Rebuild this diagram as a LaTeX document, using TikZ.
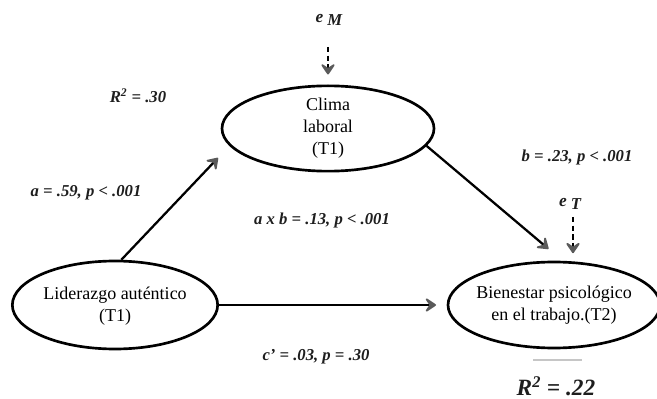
\documentclass[tikz,border=0pt]{standalone}
\usepackage{fontspec}
\setmainfont{Liberation Serif}
\usetikzlibrary{shapes.geometric,arrows.meta,calc}
\definecolor{tipgray}{HTML}{5A5A5A}
\definecolor{labelink}{HTML}{1E1E1E}
\tikzset{
  construct/.style={draw, ellipse, line width=2pt, inner sep=0pt},
  ctext/.style={align=center, font=\fontsize{13.5}{16.5}\selectfont},
  coef/.style={text=labelink, font=\fontsize{12.5}{14}\selectfont\bfseries\itshape, inner sep=0pt},
  rtwo/.style={text=labelink, font=\fontsize{17.5}{19}\selectfont\bfseries\itshape, inner sep=0pt},
  path/.style={line width=1.7pt, -{Stealth[length=10pt, width=13.5pt, inset=4.5pt, round, line width=1.6pt, color=tipgray]}},
  errpath/.style={path, line width=1.5pt, dash pattern=on 4pt off 2.5pt}
}
\newcommand{\errterm}[1]{{\fontsize{13}{14}\selectfont e}\hspace{3pt}\raisebox{-2.5pt}{#1}}
\begin{document}
\begin{tikzpicture}[x=0.75pt, y=-0.75pt]
  \useasboundingbox (0,0) rectangle (657,399);

  % latent constructs
  \node[construct, minimum width=159pt, minimum height=64pt,
        label={[ctext]center:Clima\\laboral\\(T1)}] (clima) at (328,128.5) {};
  \node[construct, minimum width=154pt, minimum height=66pt,
        label={[ctext, yshift=-1pt]center:Liderazgo auténtico\\(T1)}] (lider) at (115,305) {};
  \node[construct, minimum width=159pt, minimum height=64.5pt,
        label={[ctext]center:Bienestar psicológico\\en el trabajo.(T2)}] (bien) at (554,305) {};

  % error terms
  \node[coef] (eM) at (329,20) {\errterm{M}};
  \coordinate (eMtail) at (328,47);
  \node[coef] (eT) at (570,204) {\errterm{T}};
  \coordinate (eTtail) at (573,217);

  % paths
  \draw[path, shorten >=12.4pt] (lider.82) -- (clima.190);
  \draw[path, shorten >=13.8pt] (clima.-10) -- (bien.79);
  \draw[path, shorten >=8pt] (lider.east) -- (bien.west);
  \draw[errpath, shorten >=7.5pt] (eMtail) -- (clima.north);
  \draw[errpath, shorten >=5.6pt] (eTtail) -- (eTtail |- bien.north);

  % coefficients
  \node[coef] (rclima) at (138,96) {R\textsuperscript{2} = .30};
  \node[coef] (apath) at (86,193) {a = .59, p < .001};
  \node[coef] (bpath) at (577,157) {b = .23, p < .001};
  \node[coef] (ind) at (322,220) {a x b = .13, p < .001};
  \node[coef] (cpath) at (316,357) {c’ = .03, p = .30};
  \draw[gray!45, line width=1.6pt] (533,360) -- (582,360);
  \node[rtwo] (rbien) at (556,386) {R\textsuperscript{2} = .22};
\end{tikzpicture}
\end{document}
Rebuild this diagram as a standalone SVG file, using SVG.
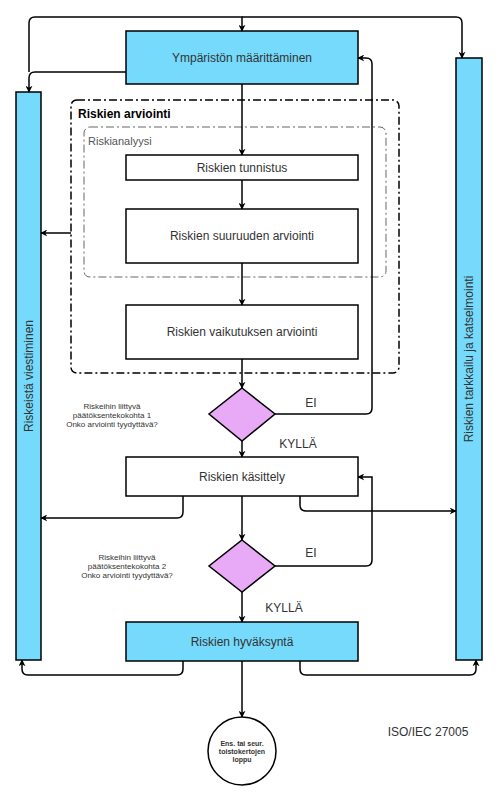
<svg xmlns="http://www.w3.org/2000/svg" width="500" height="809" viewBox="0 0 500 809">
<defs>
<marker id="ar" viewBox="0 0 10 10" refX="9" refY="5" markerWidth="7" markerHeight="7" orient="auto" markerUnits="userSpaceOnUse">
<path d="M0,0 L10,5 L0,10 L3,5 z" fill="#000"/>
</marker>
<style>
.box{fill:#fff;stroke:#000;stroke-width:1.5}
.cy{fill:#75DAFB;stroke:#000;stroke-width:1.5}
.dm{fill:#E8A9F6;stroke:#000;stroke-width:1.5}
.t{font-family:"Liberation Sans",Arial,sans-serif;font-size:12px;fill:#333;text-anchor:middle}
.s{font-family:"Liberation Sans",Arial,sans-serif;font-size:8px;fill:#333;text-anchor:middle}
.c{fill:none;stroke:#000;stroke-width:1.5;marker-end:url(#ar)}
.l{fill:none;stroke:#000;stroke-width:1.5}
</style>
</defs>
<rect width="500" height="809" fill="#fff"/>
<g id="group-arviointi">
<rect x="71" y="100" width="328" height="273" rx="6" fill="none" stroke="#000" stroke-width="1.5" stroke-dasharray="8,3,2,3"/>
<text x="78" y="118" font-family="Liberation Sans,Arial,sans-serif" font-size="12" font-weight="bold" fill="#000">Riskien arviointi</text>
</g>
<g id="group-analyysi">
<rect x="84" y="127" width="302" height="150" rx="6" fill="none" stroke="#666" stroke-width="1" stroke-dasharray="8,3,2,3"/>
<text x="88" y="145" font-family="Liberation Sans,Arial,sans-serif" font-size="11" fill="#555">Riskianalyysi</text>
</g>
<g id="connectors">
<path class="c" d="M29,72 V23 Q29,17 35,17 H242 V31"/>
<path class="c" d="M242,17 H456 Q462,17 462,23 V58"/>
<path class="c" d="M126,72 H35 Q29,72 29,78 V92"/>
<path class="c" d="M242,84 V155"/>
<path class="c" d="M242,180 V209"/>
<path class="c" d="M242,263 V305"/>
<path class="c" d="M71,233 H60 Q58,233 58,233 H41"/>
<path class="c" d="M242,359 V388"/>
<path class="c" d="M275,414 H366 Q372,414 372,408 V64 Q372,58 366,58 H358"/>
<path class="c" d="M242,441 V457"/>
<path class="c" d="M275,566 H366 Q372,566 372,560 V477 H358"/>
<path class="c" d="M183,496 V512 Q183,518 177,518 H41"/>
<path class="c" d="M300,496 V505 Q300,511 306,511 H456"/>
<path class="c" d="M242,496 V540"/>
<path class="c" d="M242,592 V622"/>
<path class="c" d="M183,661 V669 Q183,675 177,675 H28 Q22,675 22,669 V660"/>
<path class="c" d="M300,661 V669 Q300,675 306,675 H470 Q476,675 476,669 V660"/>
<path class="c" d="M242,661 V717"/>
</g>
<g id="node-ymparisto">
<rect class="cy" x="126" y="31" width="232" height="53"/>
<text class="t" x="242" y="62">Ympäristön määrittäminen</text>
</g>
<g id="node-viestiminen">
<rect class="cy" x="16" y="92" width="25" height="568"/>
<text class="t" transform="translate(33,376) rotate(-90)">Riskeistä viestiminen</text>
</g>
<g id="node-tarkkailu">
<rect class="cy" x="456" y="58" width="26" height="602"/>
<text class="t" transform="translate(473,359) rotate(-90)">Riskien tarkkailu ja katselmointi</text>
</g>
<g id="node-tunnistus">
<rect class="box" x="126" y="155" width="232" height="25"/>
<text class="t" x="242" y="172">Riskien tunnistus</text>
</g>
<g id="node-suuruus">
<rect class="box" x="126" y="209" width="232" height="54"/>
<text class="t" x="242" y="240">Riskien suuruuden arviointi</text>
</g>
<g id="node-vaikutus">
<rect class="box" x="126" y="305" width="232" height="54"/>
<text class="t" x="242" y="336">Riskien vaikutuksen arviointi</text>
</g>
<g id="node-paatos1">
<polygon class="dm" points="242,388 275,414 242,441 209,414"/>
<text class="s" x="112" y="409">Riskeihin liittyvä</text>
<text class="s" x="112" y="418">päätöksentekokohta 1</text>
<text class="s" x="112" y="427">Onko arviointi tyydyttävä?</text>
<text class="t" x="311" y="407">EI</text>
<text class="t" x="298" y="448">KYLLÄ</text>
</g>
<g id="node-kasittely">
<rect class="box" x="126" y="457" width="232" height="39"/>
<text class="t" x="242" y="481">Riskien käsittely</text>
</g>
<g id="node-paatos2">
<polygon class="dm" points="242,540 275,566 242,592 209,566"/>
<text class="s" x="127" y="560">Riskeihin liittyvä</text>
<text class="s" x="127" y="569">päätöksentekokohta 2</text>
<text class="s" x="127" y="578">Onko arviointi tyydyttävä?</text>
<text class="t" x="311" y="557">EI</text>
<text class="t" x="284" y="612">KYLLÄ</text>
</g>
<g id="node-hyvaksynta">
<rect class="cy" x="126" y="622" width="232" height="39"/>
<text class="t" x="242" y="646">Riskien hyväksyntä</text>
</g>
<g id="node-loppu">
<circle cx="242" cy="751" r="34" fill="#fff" stroke="#000" stroke-width="1.5"/>
<text x="242" y="746" font-family="Liberation Sans,Arial,sans-serif" font-size="7" font-weight="bold" fill="#333" text-anchor="middle">Ens. tai seur.</text>
<text x="242" y="754" font-family="Liberation Sans,Arial,sans-serif" font-size="7" font-weight="bold" fill="#333" text-anchor="middle">toistokertojen</text>
<text x="242" y="762" font-family="Liberation Sans,Arial,sans-serif" font-size="7" font-weight="bold" fill="#333" text-anchor="middle">loppu</text>
</g>
<text class="t" x="428" y="736">ISO/IEC 27005</text>
</svg>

──────────

● EXERCISE AIM:
Up to and including the line that contains "(bien) at (554,305)", print the records above exactly from their first line, without any pictures.

● EXERCISE RESULT:
Rebuild this diagram as a LaTeX document, using TikZ.
\documentclass[tikz,border=0pt]{standalone}
\usepackage{fontspec}
\setmainfont{Liberation Serif}
\usetikzlibrary{shapes.geometric,arrows.meta,calc}
\definecolor{tipgray}{HTML}{5A5A5A}
\definecolor{labelink}{HTML}{1E1E1E}
\tikzset{
  construct/.style={draw, ellipse, line width=2pt, inner sep=0pt},
  ctext/.style={align=center, font=\fontsize{13.5}{16.5}\selectfont},
  coef/.style={text=labelink, font=\fontsize{12.5}{14}\selectfont\bfseries\itshape, inner sep=0pt},
  rtwo/.style={text=labelink, font=\fontsize{17.5}{19}\selectfont\bfseries\itshape, inner sep=0pt},
  path/.style={line width=1.7pt, -{Stealth[length=10pt, width=13.5pt, inset=4.5pt, round, line width=1.6pt, color=tipgray]}},
  errpath/.style={path, line width=1.5pt, dash pattern=on 4pt off 2.5pt}
}
\newcommand{\errterm}[1]{{\fontsize{13}{14}\selectfont e}\hspace{3pt}\raisebox{-2.5pt}{#1}}
\begin{document}
\begin{tikzpicture}[x=0.75pt, y=-0.75pt]
  \useasboundingbox (0,0) rectangle (657,399);

  % latent constructs
  \node[construct, minimum width=159pt, minimum height=64pt,
        label={[ctext]center:Clima\\laboral\\(T1)}] (clima) at (328,128.5) {};
  \node[construct, minimum width=154pt, minimum height=66pt,
        label={[ctext, yshift=-1pt]center:Liderazgo auténtico\\(T1)}] (lider) at (115,305) {};
  \node[construct, minimum width=159pt, minimum height=64.5pt,
        label={[ctext]center:Bienestar psicológico\\en el trabajo.(T2)}] (bien) at (554,305) {};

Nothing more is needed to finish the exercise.